4. Prepare your pomegranate seeds or balsamic reduction.  To learn how to separate seeds, watch this video. To make balsamic reduction, combine balsamic vinegar, pom juice, leaves from 5 thyme sprigs, and garlic cloves in a medium pot.  Bring to boil, then simmer for 12-15 minutes, until liquid has reduced by about 1/3. This will make way more than you need–keep the rest in fridge and put it on everything or use as a salad dressing.

5. To serve, put lots and lots and lots of buttermilk over the eggplant. Season with more Greek seasoning or za’tar and generous amounts of seeds or reduction. Spread the love for this recipe far and wide!

Eggplant Rolldakia

12 Mar
There is nothing in this world as relaxing to me as an afternoon in the kitchen. Luckily, I found some time during this crazy week to throw open the windows, enjoy the 55 degree weather, blast the Erykah Badu Pandora station (if you don’t know, now you know), and tinker about with some potential additions to the Greek Easter line up.

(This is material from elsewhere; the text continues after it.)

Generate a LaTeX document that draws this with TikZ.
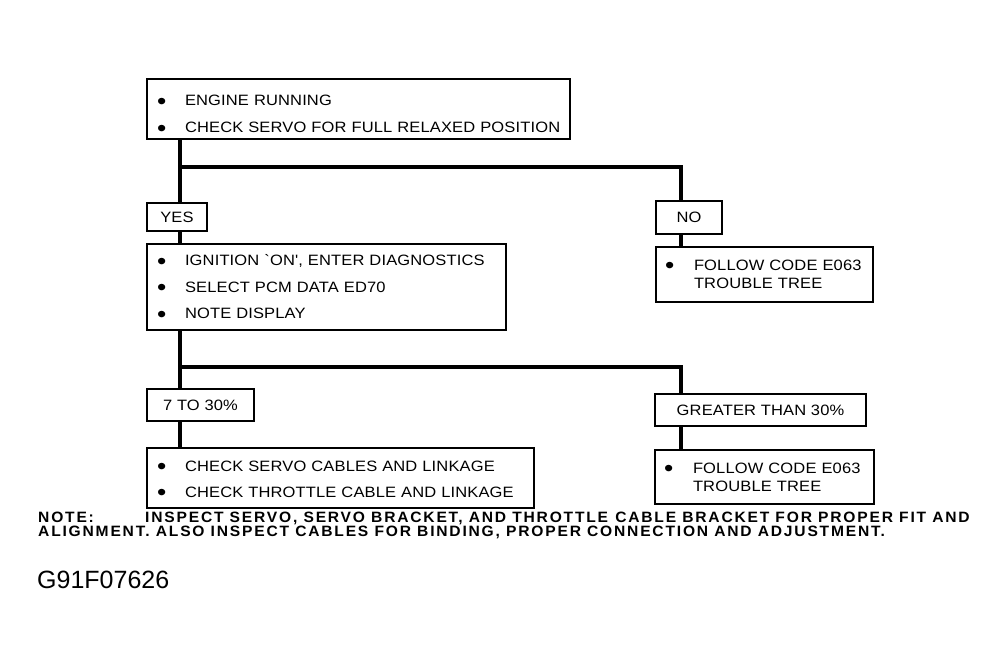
\documentclass[tikz,border=0pt]{standalone}
\usepackage{fontspec}
\usetikzlibrary{positioning}
\newfontfamily\boxfont[FakeStretch=1.1,LetterSpace=1]{Liberation Sans}
\newfontfamily\notefont[FakeStretch=1.04,LetterSpace=12]{Liberation Sans}
\newfontfamily\idfont{Liberation Sans}
\newcommand{\bigdot}{\raisebox{-3.3pt}{\fontsize{24}{0}\selectfont\textbullet}}
\newcommand{\itm}{\makebox[28pt][l]{\bigdot}}
\newcommand{\itmr}{\makebox[29pt][l]{\bigdot}}
\newcommand{\topgap}[1]{\rule{0pt}{#1}}
\tikzset{
  stepbox/.style={draw, line width=2pt, rectangle, anchor=north west, inner sep=0pt,
    font=\boxfont\fontsize{15}{26.5}\selectfont},
  listbox/.style={stepbox, align=left, inner xsep=10pt},
  trebox/.style={stepbox, align=left, inner xsep=9pt, font=\boxfont\fontsize{15}{18}\selectfont},
  flow/.style={line width=4pt},
  notetext/.style={anchor=base west, inner sep=0pt, font=\notefont\bfseries\fontsize{15}{14}\selectfont}
}
\begin{document}
\begin{tikzpicture}[x=1pt,y=-1pt]
\useasboundingbox (0,0) rectangle (999,663);
%%Boxes
\node[listbox, minimum width=423pt, minimum height=60pt, text width=403pt,
  font=\boxfont\fontsize{15}{27}\selectfont] (start) at (146,78)
  {\topgap{24pt}\itm ENGINE RUNNING\\ \itm CHECK SERVO FOR FULL RELAXED POSITION};
\node[stepbox, minimum width=60pt, minimum height=28pt] (yes) at (146,202) {YES};
\node[stepbox, minimum width=66pt, minimum height=33pt] (no) at (655,200) {NO};
\node[listbox, minimum width=359pt, minimum height=86pt, text width=339pt] (diag) at (146,243)
  {\topgap{14pt}\itm IGNITION `ON', ENTER DIAGNOSTICS\\ \itm SELECT PCM DATA ED70\\ \itm NOTE DISPLAY};
\node[trebox, minimum width=217pt, minimum height=55pt, text width=199pt] (nores) at (655,246)
  {\itmr FOLLOW CODE E063\\ \hspace*{29pt}TROUBLE TREE};
\node[stepbox, minimum width=107pt, minimum height=32pt] (low) at (146,388) {7 TO 30\%};
\node[stepbox, minimum width=211pt, minimum height=32pt] (high) at (654,393) {GREATER THAN 30\%};
\node[listbox, minimum width=387pt, minimum height=60pt, text width=367pt] (lowres) at (146,447)
  {\topgap{16pt}\itm CHECK SERVO CABLES AND LINKAGE\\ \itm CHECK THROTTLE CABLE AND LINKAGE};
\node[trebox, minimum width=219pt, minimum height=54pt, text width=201pt] (highres) at (654,449)
  {\itmr FOLLOW CODE E063\\ \hspace*{29pt}TROUBLE TREE};

%%Junctions
\coordinate (j1) at (180,167);
\coordinate (j1r) at (681,167);
\coordinate (j2) at (180,367);
\coordinate (j2r) at (681,367);

%%Connectors
\draw[flow] (start.south -| j1) -- (yes.north -| j1);
\draw[flow] (j1) -- (j1r) -- (no.north -| j1r);
\draw[flow] (yes.south -| j1) -- (diag.north -| j1);
\draw[flow] (no.south -| j1r) -- (nores.north -| j1r);
\draw[flow] (diag.south -| j2) -- (low.north -| j2);
\draw[flow] (j2) -- (j2r) -- (high.north -| j2r);
\draw[flow] (low.south -| j2) -- (lowres.north -| j2);
\draw[flow] (high.south -| j2r) -- (highres.north -| j2r);

%%Note
\node[notetext] (notehead) at (38,522) {NOTE:};
\node[notetext] (note1) at (145,522) {INSPECT SERVO, SERVO BRACKET, AND THROTTLE \hspace{1pt}CABLE BRACKET FOR PROPER FIT AND};
\node[notetext] (note2) at (38,536) {ALIGNMENT. ALSO INSPECT CABLES FOR BINDING, PROPER CONNECTION AND ADJUSTMENT.};
\node[anchor=base west, inner sep=0pt, font=\idfont\fontsize{25}{30}\selectfont] (figid) at (37,588) {G91F07626};

\end{tikzpicture}
\end{document}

I loved making these eggplant rolldakia (alternate Kef name “Egg(plant) Rolls,” but the Greek won out over the pun this time). The inspiration came from this vegan version, but I had to cheese mine way up.
Eggplant Rolldakia
  • 1 jar of your favorite tomato sauce (my money is on smoky marinara)

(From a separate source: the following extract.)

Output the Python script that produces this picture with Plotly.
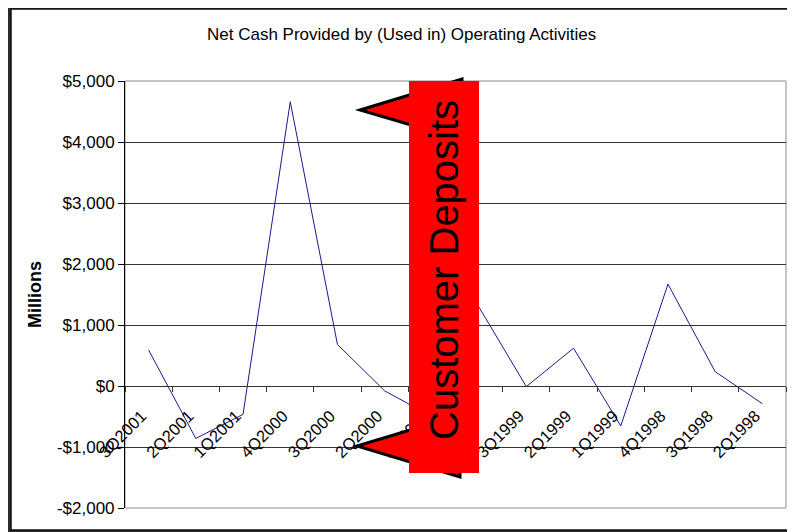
import plotly.graph_objects as go

quarters = ["3Q2001", "2Q2001", "1Q2001", "4Q2000", "3Q2000", "2Q2000", "1Q2000",
            "4Q1999", "3Q1999", "2Q1999", "1Q1999", "4Q1998", "3Q1998", "2Q1998"]
net_cash = [590, -860, -465, 4660, 680, -80, -500,
            1290, -10, 620, -655, 1670, 235, -290]

y_ticks = [-2000, -1000, 0, 1000, 2000, 3000, 4000, 5000]
y_labels = ["-$2,000", "-$1,000", "$0", "$1,000", "$2,000", "$3,000", "$4,000", "$5,000"]

# page body has an 8px margin, so work in screen pixels minus that offset
OFF = 8
W, H = 795 - OFF, 532 - OFF
L, R, T, B = 125 - OFF, 786 - OFF, 81 - OFF, 508 - OFF


def px(x):
    return (x - OFF - L) / (R - L)


def py(y):
    return (B - (y - OFF)) / (B - T)


fig = go.Figure()
fig.add_trace(go.Scatter(x=quarters, y=net_cash, mode="lines",
                         line=dict(color="#1a1a8c", width=1), hoverinfo="x+y"))

shapes = [
    # white chart area on the dark screen background
    dict(type="rect", xref="paper", yref="paper", x0=px(11), x1=px(793), y0=py(530), y1=py(9),
         fillcolor="white", line=dict(color="#111", width=1.5), layer="below"),
    # plot border
    dict(type="rect", xref="paper", yref="paper", x0=0, x1=1, y0=0, y1=1,
         line=dict(color="#8c8c8c", width=1), layer="below"),
    # callout wedges
    dict(type="path", xref="paper", yref="paper",
         path=f"M {px(360)},{py(110)} L {px(462)},{py(79)} L {px(462)},{py(140)} Z",
         fillcolor="red", line=dict(color="black", width=3), layer="above"),
    dict(type="path", xref="paper", yref="paper",
         path=f"M {px(357)},{py(446)} L {px(460)},{py(415)} L {px(460)},{py(477)} Z",
         fillcolor="red", line=dict(color="black", width=3), layer="above"),
    # red label box
    dict(type="rect", xref="paper", yref="paper", x0=px(409), x1=px(479), y0=py(473), y1=py(81),
         fillcolor="#ff0000", line=dict(width=0), layer="above"),
]

fig.update_layout(
    width=W, height=H,
    margin=dict(l=L, r=W - R, t=T, b=H - B),
    paper_bgcolor="#2b2b2b",
    plot_bgcolor="#c0c0c0",
    showlegend=False,
    font=dict(family="Liberation Sans, Arial, sans-serif", color="black"),
    shapes=shapes,
    annotations=[
        dict(text="Net Cash Provided by (Used in) Operating Activities", xref="paper", yref="paper",
             x=px(401), y=py(34), xanchor="center", yanchor="middle",
             showarrow=False, font=dict(size=17)),
        dict(text="<b>Millions</b>", xref="paper", yref="paper", x=px(35), y=py(295),
             xanchor="center", yanchor="middle",
             showarrow=False, textangle=-90, font=dict(size=18)),
        dict(text="Customer Deposits", xref="paper", yref="paper", x=px(444), y=py(270),
             xanchor="center", yanchor="middle",
             showarrow=False, textangle=-90, font=dict(size=40)),
    ],
)

fig.update_xaxes(type="category", range=[-0.5, len(quarters) - 0.5],
                 anchor="free", position=2 / 7,
                 showline=True, linecolor="#333", linewidth=1,
                 ticks="outside", tickson="boundaries", ticklen=5, tickcolor="#333",
                 tickangle=-45, tickfont=dict(size=16.5), ticklabelstandoff=13,
                 ticklabelshift=-7, showgrid=False)
fig.update_yaxes(range=[-2000, 5000], tickvals=y_ticks, ticktext=y_labels,
                 showline=True, linecolor="black", linewidth=1,
                 ticks="outside", ticklen=6, tickcolor="black",
                 showgrid=True, gridcolor="#333", gridwidth=1, zeroline=False,
                 tickfont=dict(size=17))

fig.write_html("out.html")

  • 3 medium-large eggplant (length more important than girth in this case)
  • salt to sprinkle
  • olive oil
  • 30 oz ricotta cheese
  • 8-12 oz feta, depending on how feta-y you like your filling to taste
  • 1/2 c grated romano (or parmesan if you are working with a nurse’s budget, like me)
  • 1 egg, lightly beaten
  • 1/2 c minced basil
  • 4-5 cloves minced garlic
1. Preheat oven to 375. Lightly grease rimmed 2-3 baking pans and let them heat up in the oven as it preheats. Put ricotta cheese in a strainer to get rid of excess liquid. Wash eggplant, chop off the stems. Slice eggplants vertically into thin strips, aiming for slices that are 1/2 inch thick or less. I found that I did a crappy job on the first one but had the skill honed by the third eggplant–so learning curve ain’t a steep one. Lay slices on clean dish towels or paper towels, sprinkle fairly generously with salt and let sit for 15 minutes or so–you will see the excess water come to top of each slice.
2. As the eggplant slices sit in salt, stir in a bowl until combined the ricotta, feta, romano, egg, garlic and basil. 
3. Wipe off the moisture from the top of the slices. Arrange slices in a single layer on the hot pans–they will probably not all fit in one round. Cook in oven until slightly browned on bottom, about 5 minutes. Flip and cook another 4-5 minutes more so other side browns as well. Once both sides are slightly browned, take off pan and let cool. Repeat until you’ve gone through all the slices.
4. As you work through browning all the slices, start filling the cooled eggplant with cheese. Put 1-1.5 TBS of filling at one end of a slice and roll tightly, finishing with the seam down. Repeat until either filling or slices run out (I had some extra filling left over).
5. Arrange on a rimmed baking sheet (no need to regrease). Don’t let them touch, but the rolls can be very close together. Mine fit on one large pan. Distribute tomato sauce among rolls, spreading it between and over them.
6. Bake for 15-20 minutes. Rolldakia are done when the eggplant look more brown than white–sorry that is the best way I can describe it. If you take them out and they are not easily sliced with a knife, they are not done.